1. Field of the Invention
The present invention relates to a copper interconnection structure and its fabrication method and, more particularly, to a copper interconnection structure of a increasing Cu interconnection lifetime, and its fabrication method.
2. Description of the Prior Art
It is well known that in recent years efforts have been made to achieve high performance and functionality of a semiconductor integrated circuit used for an information electronic equipment such as a cell phone.
Such a semiconductor integrated circuit has many circuit elements, for example transistors. It is also a well-known fact that such a semiconductor integrated circuit is fabricated by using a high-precision semiconductor fabrication process. Further, in the high-precision semiconductor fabrication process, an interconnection structure of an increased interconnection lifetime, especially a copper interconnection structure attracts attention.

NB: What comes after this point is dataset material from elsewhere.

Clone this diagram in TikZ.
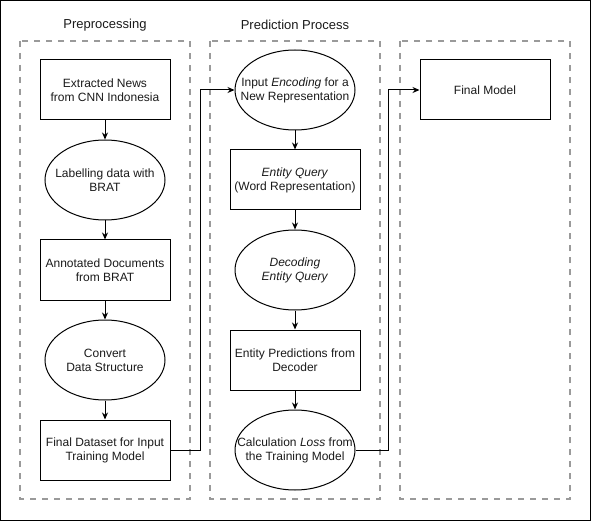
\documentclass[tikz,border=0pt]{standalone}
\usepackage{fontspec}
\setmainfont{Liberation Sans}
\usetikzlibrary{shapes.geometric,arrows.meta}
\definecolor{txt}{HTML}{1A1A1A}
\definecolor{dashgray}{HTML}{9A9A9A}
\begin{document}
\begin{tikzpicture}[x=1pt,y=-1pt,
  every node/.style={font=\fontsize{12}{14}\selectfont, text=txt, align=center},
  boxnode/.style={draw=black, line width=1pt, minimum width=130pt, minimum height=60pt, inner sep=0pt},
  ellnode/.style={draw=black, ellipse, line width=1pt, minimum width=120pt, minimum height=80pt, inner sep=0pt,
    label={center:#1}},
  column/.style={draw=dashgray, line width=2pt, dash pattern=on 6pt off 6pt},
  arr/.style={draw=black, line width=1pt, -{Stealth[length=7pt,width=6pt]}},
  title/.style={font=\fontsize{13}{15}\selectfont}
]
\useasboundingbox (0,0) rectangle (591,521);
\draw[black, line width=1pt] (0.5,0.5) rectangle (590.5,520.5);

% columns
\draw[column] (20,41) rectangle (190,499);
\draw[column] (210,41) rectangle (380,499);
\draw[column] (400,41) rectangle (570,499);

% titles
\node[title] (t1) at (105,25) {Preprocessing};
\node[title] (t2) at (295,25) {Prediction Process};

% column 1
\node[boxnode] (b1) at (105,90) {Extracted News\\from CNN Indonesia};
\node[ellnode={Labelling data with\\BRAT}] (e1) at (105,180) {};
\node[boxnode] (b2) at (105,270) {Annotated Documents\\from BRAT};
\node[ellnode={Convert\\Data Structure}] (e2) at (105,360) {};
\node[boxnode] (b3) at (105,450) {Final Dataset for Input\\Training Model};

% column 2
\node[ellnode={Input \textit{Encoding} for a\\New Representation}] (c1) at (295,90) {};
\node[boxnode] (c2) at (295,180) {\textit{Entity Query}\\(Word Representation)};
\node[ellnode={\textit{Decoding}\\\textit{Entity Query}}] (c3) at (295,270) {};
\node[boxnode] (c4) at (295,360) {Entity Predictions from\\Decoder};
\node[ellnode={Calculation \textit{Loss} from\\the Training Model}] (c5) at (295,450) {};

% column 3
\node[boxnode] (f1) at (485,90) {Final Model};

% connectors
\draw[arr] (b1) -- (e1);
\draw[arr] (e1) -- (b2);
\draw[arr] (b2) -- (e2);
\draw[arr] (e2) -- (b3);
\draw[arr] (c1) -- (c2);
\draw[arr] (c2) -- (c3);
\draw[arr] (c3) -- (c4);
\draw[arr] (c4) -- (c5);

\coordinate (j1) at (200,450);
\coordinate (j2) at (388,450);
\draw[arr] (b3.east) -- (j1) |- (c1.west);
\draw[arr] (c5.east) -- (j2) |- (f1.west);
\end{tikzpicture}
\end{document}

FIGS. 1A to 1D are sectional views of a copper interconnection illustrating a conventional copper interconnection fabrication process. Referring to FIGS. 1A to 1D, the conventional copper interconnection structure is provided with a barrier metal (Ta) layer 12 made of mainly high melting point metal such as Ta on an insulating layer 11, a thin seed Cu layer 14 fabricated by sputtering, a Cu interconnection layer 16a fabricated using a method such as electro-plating to thickly deposit Cu, and an SiN layer 17 fabricated by using sputtering to deposit SiN or the like.
Next, a conventional copper interconnection fabrication method will be described by referring to the sectional views of FIGS. 1A to 1D again.
First, according to the conventional copper interconnection fabrication process, as shown in FIG. 1A, a Cu interconnection groove 10 is fabricated on the insulating layer 11, then the barrier metal (Ta) layer 12 mainly made of high melting point metal such as Ta is fabricated thin by sputtering and, further as shown in FIG. 1B, seed Cu is thinly sputtered to fabricate the seed Cu layer 14. Subsequently, Cu is thickly deposited by a method such as electro-plating to fabricate the Cu layer 16. This is subjected to heat treatment at about 400° C. for 10 min. to several hours according to an interconnection thickness and/or an interconnection width to grow Cu grains, and uniformly fill the groove. Subsequently, as shown in FIG. 1C, the layer is made flat by the chemical mechanical polishing (CMP) method or the like to fabricate an interconnection 16a. A surface of the interconnection 16a is treated such as cleaning and/or plasma irradiation to remove a Cu natural oxide layer and, then, as shown in FIG. 1D, an insulating film, such as SiN or the like, is deposited by sputtering to fabricate the SiN layer 17.
As an example of an electromigration (EM) suppression in an Al interconnection, there is an example of adding a small amount of impurities such as Cu to Al as described in Japanese Patent Application Laid-Open No. Hei 08 (1996)-107110 (paragraphs 0015 to 0020, FIG. 1).
Such impurities are added because as described in “Al—Ti and Al—Ti—Si thin alloy films”, Albertus G. Dirks, Tien Tien, and Janet M. Towner, pp. 2010, “Journal of Applied Physics”, vol. 59-6 (1968), impurities are precipitated on a grain boundary to lower a hole density, whereby contribution of grain boundary diffusion is reduced. In the Cu interconnection, an EM main diffusion path is considered to be an interface between Cu and other materials. Accordingly, interface holes must be selectively removed.
However, in such a copper interconnection fabrication method, there are problems that an EM resistance of the copper interconnection is low, and particularly, in a case of the copper interconnection width is narrow, the copper interconnection has shorter lifetime than the Al interconnection. A reason is that in the case of the Al interconnection, if an interconnection width is smaller than an average Al grain size, and a gain boundary becomes a bamboo structure, Al lattice diffusion becomes a main diffusion mechanism. This lattice diffusion is much slower than either grain boundary or interface diffusion. Thus, in the case of the narrow interconnection where grain boundary diffusion is dominant which achieves a bamboo grain boundary structure, an EM lifetime is longer than a wide interconnection.
On the other hand, in the case of the Cu interconnection, even if an interconnection width is smaller than an average Cu grain size, and a grain boundary becomes a bamboo structure, not Cu lattice diffusion but interface diffusion becomes a main diffusion mechanism. Thus, an increase in the EM lifetime observed in the case of the thin Al interconnection is not seen in the case of the Cu interconnection. As a result, in the case of an interconnection width is small, the Cu interconnection has shorter lifetime than the Al interconnection.